- **AVAILABLE DATA**:
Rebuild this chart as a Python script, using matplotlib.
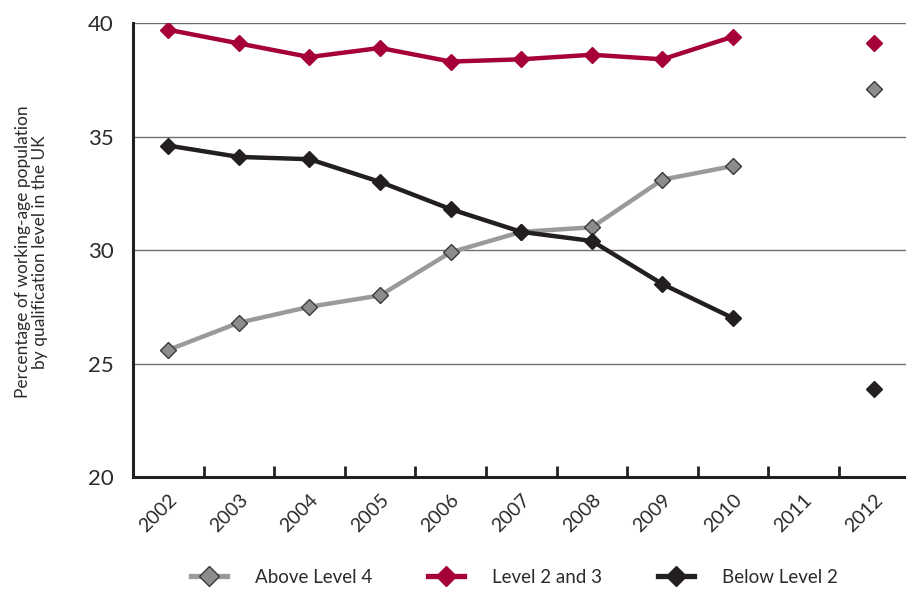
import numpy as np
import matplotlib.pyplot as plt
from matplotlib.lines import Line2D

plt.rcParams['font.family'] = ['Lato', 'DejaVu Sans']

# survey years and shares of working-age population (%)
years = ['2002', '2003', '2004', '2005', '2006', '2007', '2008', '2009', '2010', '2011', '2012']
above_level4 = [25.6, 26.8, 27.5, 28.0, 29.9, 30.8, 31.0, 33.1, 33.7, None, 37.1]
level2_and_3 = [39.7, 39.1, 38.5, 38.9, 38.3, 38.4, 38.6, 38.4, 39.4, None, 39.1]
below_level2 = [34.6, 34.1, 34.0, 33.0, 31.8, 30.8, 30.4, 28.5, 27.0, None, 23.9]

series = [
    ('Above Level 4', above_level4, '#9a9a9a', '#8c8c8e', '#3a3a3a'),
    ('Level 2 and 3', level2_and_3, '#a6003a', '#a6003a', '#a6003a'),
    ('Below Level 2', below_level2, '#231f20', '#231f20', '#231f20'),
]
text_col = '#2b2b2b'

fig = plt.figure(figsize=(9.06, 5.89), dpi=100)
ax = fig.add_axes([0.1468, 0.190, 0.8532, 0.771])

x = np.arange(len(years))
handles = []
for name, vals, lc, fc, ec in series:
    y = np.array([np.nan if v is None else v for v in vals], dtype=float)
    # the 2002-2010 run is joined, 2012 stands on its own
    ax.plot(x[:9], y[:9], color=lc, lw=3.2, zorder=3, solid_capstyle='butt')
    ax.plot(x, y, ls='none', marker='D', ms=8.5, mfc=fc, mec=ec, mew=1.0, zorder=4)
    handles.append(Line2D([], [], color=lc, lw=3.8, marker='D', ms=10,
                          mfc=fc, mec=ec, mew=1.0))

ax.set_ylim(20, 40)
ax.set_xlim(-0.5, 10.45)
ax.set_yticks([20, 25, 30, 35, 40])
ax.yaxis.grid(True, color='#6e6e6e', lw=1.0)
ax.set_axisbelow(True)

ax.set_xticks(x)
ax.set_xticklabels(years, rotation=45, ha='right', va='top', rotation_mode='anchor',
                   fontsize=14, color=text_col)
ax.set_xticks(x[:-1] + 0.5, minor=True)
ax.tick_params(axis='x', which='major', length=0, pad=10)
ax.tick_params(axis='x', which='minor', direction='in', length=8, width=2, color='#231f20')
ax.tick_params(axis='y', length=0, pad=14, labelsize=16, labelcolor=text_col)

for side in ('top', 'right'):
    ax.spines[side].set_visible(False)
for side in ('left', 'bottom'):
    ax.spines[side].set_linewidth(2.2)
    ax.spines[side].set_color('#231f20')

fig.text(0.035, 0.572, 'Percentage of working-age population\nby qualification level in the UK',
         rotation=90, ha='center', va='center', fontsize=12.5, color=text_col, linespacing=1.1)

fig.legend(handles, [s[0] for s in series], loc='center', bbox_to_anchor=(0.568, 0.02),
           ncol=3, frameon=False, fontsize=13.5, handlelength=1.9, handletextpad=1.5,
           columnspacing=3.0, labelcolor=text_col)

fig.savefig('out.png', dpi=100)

- **GOAL**:
With the pictures left out, transcribe the material exactly.

- **FULL SOLUTION**:
Rebuild this chart as a Python script, using matplotlib.
import numpy as np
import matplotlib.pyplot as plt
from matplotlib.lines import Line2D

plt.rcParams['font.family'] = ['Lato', 'DejaVu Sans']

# survey years and shares of working-age population (%)
years = ['2002', '2003', '2004', '2005', '2006', '2007', '2008', '2009', '2010', '2011', '2012']
above_level4 = [25.6, 26.8, 27.5, 28.0, 29.9, 30.8, 31.0, 33.1, 33.7, None, 37.1]
level2_and_3 = [39.7, 39.1, 38.5, 38.9, 38.3, 38.4, 38.6, 38.4, 39.4, None, 39.1]
below_level2 = [34.6, 34.1, 34.0, 33.0, 31.8, 30.8, 30.4, 28.5, 27.0, None, 23.9]

series = [
    ('Above Level 4', above_level4, '#9a9a9a', '#8c8c8e', '#3a3a3a'),
    ('Level 2 and 3', level2_and_3, '#a6003a', '#a6003a', '#a6003a'),
    ('Below Level 2', below_level2, '#231f20', '#231f20', '#231f20'),
]
text_col = '#2b2b2b'

fig = plt.figure(figsize=(9.06, 5.89), dpi=100)
ax = fig.add_axes([0.1468, 0.190, 0.8532, 0.771])

x = np.arange(len(years))
handles = []
for name, vals, lc, fc, ec in series:
    y = np.array([np.nan if v is None else v for v in vals], dtype=float)
    # the 2002-2010 run is joined, 2012 stands on its own
    ax.plot(x[:9], y[:9], color=lc, lw=3.2, zorder=3, solid_capstyle='butt')
    ax.plot(x, y, ls='none', marker='D', ms=8.5, mfc=fc, mec=ec, mew=1.0, zorder=4)
    handles.append(Line2D([], [], color=lc, lw=3.8, marker='D', ms=10,
                          mfc=fc, mec=ec, mew=1.0))

ax.set_ylim(20, 40)
ax.set_xlim(-0.5, 10.45)
ax.set_yticks([20, 25, 30, 35, 40])
ax.yaxis.grid(True, color='#6e6e6e', lw=1.0)
ax.set_axisbelow(True)

ax.set_xticks(x)
ax.set_xticklabels(years, rotation=45, ha='right', va='top', rotation_mode='anchor',
                   fontsize=14, color=text_col)
ax.set_xticks(x[:-1] + 0.5, minor=True)
ax.tick_params(axis='x', which='major', length=0, pad=10)
ax.tick_params(axis='x', which='minor', direction='in', length=8, width=2, color='#231f20')
ax.tick_params(axis='y', length=0, pad=14, labelsize=16, labelcolor=text_col)

for side in ('top', 'right'):
    ax.spines[side].set_visible(False)
for side in ('left', 'bottom'):
    ax.spines[side].set_linewidth(2.2)
    ax.spines[side].set_color('#231f20')

fig.text(0.035, 0.572, 'Percentage of working-age population\nby qualification level in the UK',
         rotation=90, ha='center', va='center', fontsize=12.5, color=text_col, linespacing=1.1)

fig.legend(handles, [s[0] for s in series], loc='center', bbox_to_anchor=(0.568, 0.02),
           ncol=3, frameon=False, fontsize=13.5, handlelength=1.9, handletextpad=1.5,
           columnspacing=3.0, labelcolor=text_col)

fig.savefig('out.png', dpi=100)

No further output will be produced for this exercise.